◆ **Dataset section**:

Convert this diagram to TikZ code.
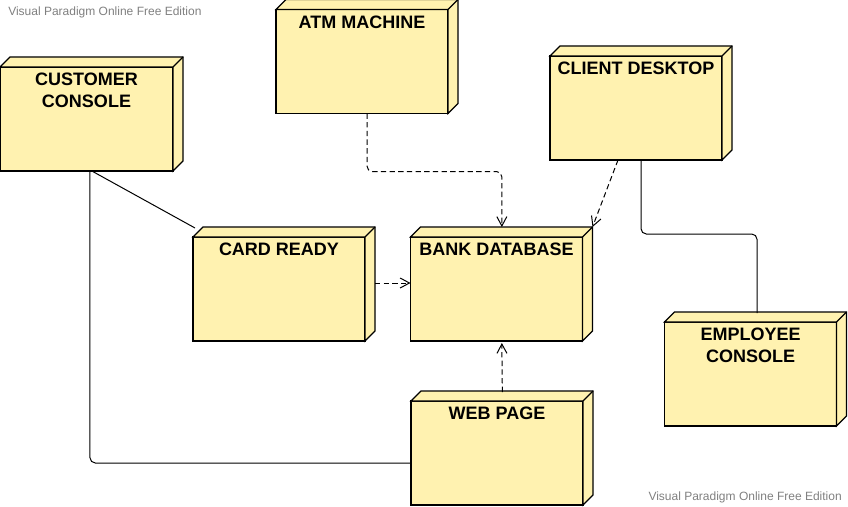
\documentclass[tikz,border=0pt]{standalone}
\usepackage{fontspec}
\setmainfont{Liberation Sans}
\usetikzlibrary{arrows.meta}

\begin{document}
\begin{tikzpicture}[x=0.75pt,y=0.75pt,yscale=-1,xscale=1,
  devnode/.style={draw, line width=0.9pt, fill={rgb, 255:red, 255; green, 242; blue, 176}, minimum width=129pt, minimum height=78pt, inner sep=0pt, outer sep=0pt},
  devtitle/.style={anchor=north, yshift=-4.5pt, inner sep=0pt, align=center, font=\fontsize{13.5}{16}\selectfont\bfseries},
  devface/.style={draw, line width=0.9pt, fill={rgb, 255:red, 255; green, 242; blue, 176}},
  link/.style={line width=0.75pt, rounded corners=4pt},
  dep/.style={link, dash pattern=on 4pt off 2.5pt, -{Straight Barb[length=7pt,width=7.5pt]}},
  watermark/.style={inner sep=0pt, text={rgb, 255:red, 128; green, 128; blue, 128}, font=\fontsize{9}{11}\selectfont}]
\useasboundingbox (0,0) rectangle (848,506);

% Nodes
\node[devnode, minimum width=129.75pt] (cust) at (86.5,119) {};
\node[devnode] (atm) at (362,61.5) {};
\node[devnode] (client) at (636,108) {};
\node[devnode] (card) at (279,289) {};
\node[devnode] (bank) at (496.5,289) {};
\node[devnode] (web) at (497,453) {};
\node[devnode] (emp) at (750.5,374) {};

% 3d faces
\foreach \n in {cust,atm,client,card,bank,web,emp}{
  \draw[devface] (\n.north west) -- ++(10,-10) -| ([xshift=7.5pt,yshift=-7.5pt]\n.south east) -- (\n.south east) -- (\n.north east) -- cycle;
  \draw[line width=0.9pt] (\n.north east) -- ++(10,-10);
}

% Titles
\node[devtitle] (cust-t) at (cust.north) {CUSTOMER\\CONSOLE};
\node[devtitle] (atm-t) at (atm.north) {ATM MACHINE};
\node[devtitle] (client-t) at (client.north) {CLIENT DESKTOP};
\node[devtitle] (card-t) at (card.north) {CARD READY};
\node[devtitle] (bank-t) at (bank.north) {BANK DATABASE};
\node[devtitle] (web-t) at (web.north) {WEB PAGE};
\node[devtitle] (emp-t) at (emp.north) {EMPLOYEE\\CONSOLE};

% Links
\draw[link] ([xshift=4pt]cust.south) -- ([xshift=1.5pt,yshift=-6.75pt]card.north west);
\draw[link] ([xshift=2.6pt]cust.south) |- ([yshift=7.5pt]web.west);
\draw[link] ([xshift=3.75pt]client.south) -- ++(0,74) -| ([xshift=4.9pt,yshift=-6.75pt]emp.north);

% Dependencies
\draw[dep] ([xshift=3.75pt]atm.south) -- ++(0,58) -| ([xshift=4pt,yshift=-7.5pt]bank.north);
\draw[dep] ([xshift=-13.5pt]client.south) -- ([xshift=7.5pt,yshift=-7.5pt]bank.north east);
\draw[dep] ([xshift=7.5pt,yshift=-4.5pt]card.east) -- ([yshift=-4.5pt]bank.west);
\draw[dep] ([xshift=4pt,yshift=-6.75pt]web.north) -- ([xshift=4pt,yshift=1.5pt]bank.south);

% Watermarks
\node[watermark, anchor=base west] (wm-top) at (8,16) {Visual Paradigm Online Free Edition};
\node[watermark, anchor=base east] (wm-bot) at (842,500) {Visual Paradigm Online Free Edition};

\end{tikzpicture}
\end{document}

◆ **Work to complete**:
Repeat the listing above exactly, with no pictures.

◆ **Finished answer**:
Convert this diagram to TikZ code.
\documentclass[tikz,border=0pt]{standalone}
\usepackage{fontspec}
\setmainfont{Liberation Sans}
\usetikzlibrary{arrows.meta}

\begin{document}
\begin{tikzpicture}[x=0.75pt,y=0.75pt,yscale=-1,xscale=1,
  devnode/.style={draw, line width=0.9pt, fill={rgb, 255:red, 255; green, 242; blue, 176}, minimum width=129pt, minimum height=78pt, inner sep=0pt, outer sep=0pt},
  devtitle/.style={anchor=north, yshift=-4.5pt, inner sep=0pt, align=center, font=\fontsize{13.5}{16}\selectfont\bfseries},
  devface/.style={draw, line width=0.9pt, fill={rgb, 255:red, 255; green, 242; blue, 176}},
  link/.style={line width=0.75pt, rounded corners=4pt},
  dep/.style={link, dash pattern=on 4pt off 2.5pt, -{Straight Barb[length=7pt,width=7.5pt]}},
  watermark/.style={inner sep=0pt, text={rgb, 255:red, 128; green, 128; blue, 128}, font=\fontsize{9}{11}\selectfont}]
\useasboundingbox (0,0) rectangle (848,506);

% Nodes
\node[devnode, minimum width=129.75pt] (cust) at (86.5,119) {};
\node[devnode] (atm) at (362,61.5) {};
\node[devnode] (client) at (636,108) {};
\node[devnode] (card) at (279,289) {};
\node[devnode] (bank) at (496.5,289) {};
\node[devnode] (web) at (497,453) {};
\node[devnode] (emp) at (750.5,374) {};

% 3d faces
\foreach \n in {cust,atm,client,card,bank,web,emp}{
  \draw[devface] (\n.north west) -- ++(10,-10) -| ([xshift=7.5pt,yshift=-7.5pt]\n.south east) -- (\n.south east) -- (\n.north east) -- cycle;
  \draw[line width=0.9pt] (\n.north east) -- ++(10,-10);
}

% Titles
\node[devtitle] (cust-t) at (cust.north) {CUSTOMER\\CONSOLE};
\node[devtitle] (atm-t) at (atm.north) {ATM MACHINE};
\node[devtitle] (client-t) at (client.north) {CLIENT DESKTOP};
\node[devtitle] (card-t) at (card.north) {CARD READY};
\node[devtitle] (bank-t) at (bank.north) {BANK DATABASE};
\node[devtitle] (web-t) at (web.north) {WEB PAGE};
\node[devtitle] (emp-t) at (emp.north) {EMPLOYEE\\CONSOLE};

% Links
\draw[link] ([xshift=4pt]cust.south) -- ([xshift=1.5pt,yshift=-6.75pt]card.north west);
\draw[link] ([xshift=2.6pt]cust.south) |- ([yshift=7.5pt]web.west);
\draw[link] ([xshift=3.75pt]client.south) -- ++(0,74) -| ([xshift=4.9pt,yshift=-6.75pt]emp.north);

% Dependencies
\draw[dep] ([xshift=3.75pt]atm.south) -- ++(0,58) -| ([xshift=4pt,yshift=-7.5pt]bank.north);
\draw[dep] ([xshift=-13.5pt]client.south) -- ([xshift=7.5pt,yshift=-7.5pt]bank.north east);
\draw[dep] ([xshift=7.5pt,yshift=-4.5pt]card.east) -- ([yshift=-4.5pt]bank.west);
\draw[dep] ([xshift=4pt,yshift=-6.75pt]web.north) -- ([xshift=4pt,yshift=1.5pt]bank.south);

% Watermarks
\node[watermark, anchor=base west] (wm-top) at (8,16) {Visual Paradigm Online Free Edition};
\node[watermark, anchor=base east] (wm-bot) at (842,500) {Visual Paradigm Online Free Edition};

\end{tikzpicture}
\end{document}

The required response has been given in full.